Swap File???

G

Guest

My company is looking at creating a standard build for our 2000 servers. We have been debating on whether or not we should put our swap file on a seperate partition from our Data volume. Our current config looks like this.

C:sys
D:Data
F:swap

we are looking at this now for our config:
C:SYS
D: Data and SWAP

My question is, are there any disadvantages or advantages to leaving the swap file on it on partition?

Servers are configured with RAID 5 and a hotspare. We partition our drives with one extended partition and then logical drives for both the data volume and swap volume. Thanks
 
B

Bob I

If you lock min and max to same size and it's on D: before the data is
introduced. I think you should have the same performance you have now or
a little better. Heads don't have to trot across the drive to another
partition to update the swap and locking it down size wise will prevent
framentation.
 
C

Consultant

actually, unless the swap file resides on a separate physical disk, you are
not gonna see any real performance gains


Jason2833 said:
My company is looking at creating a standard build for our 2000 servers.
We have been debating on whether or not we should put our swap file on a
seperate partition from our Data volume. Our current config looks like this.
C:sys
D:Data
F:swap

we are looking at this now for our config:
C:SYS
D: Data and SWAP

My question is, are there any disadvantages or advantages to leaving the swap file on it on partition?

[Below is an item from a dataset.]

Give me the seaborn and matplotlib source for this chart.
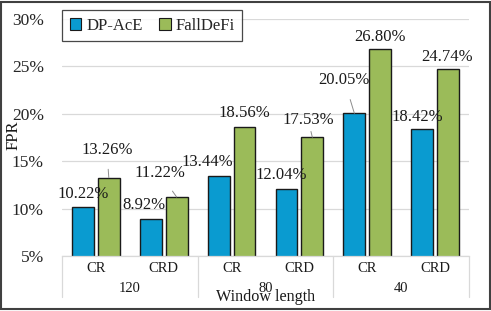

Servers are configured with RAID 5 and a hotspare. We partition our drives
with one extended partition and then logical drives for both the data volume
and swap volume. Thanks
 
R

Ricardo M. Urbano - W2K/NT4 MVP

Consultant said:
actually, unless the swap file resides on a separate physical disk, you are
not gonna see any real performance gains


We have been debating on whether or not we should put our swap file on a
seperate partition from our Data volume. Our current config looks like this.
with one extended partition and then logical drives for both the data volume
and swap volume. Thanks

And a probable performance hit if it's on the same physical drive, but
not the same drive letter as the OS.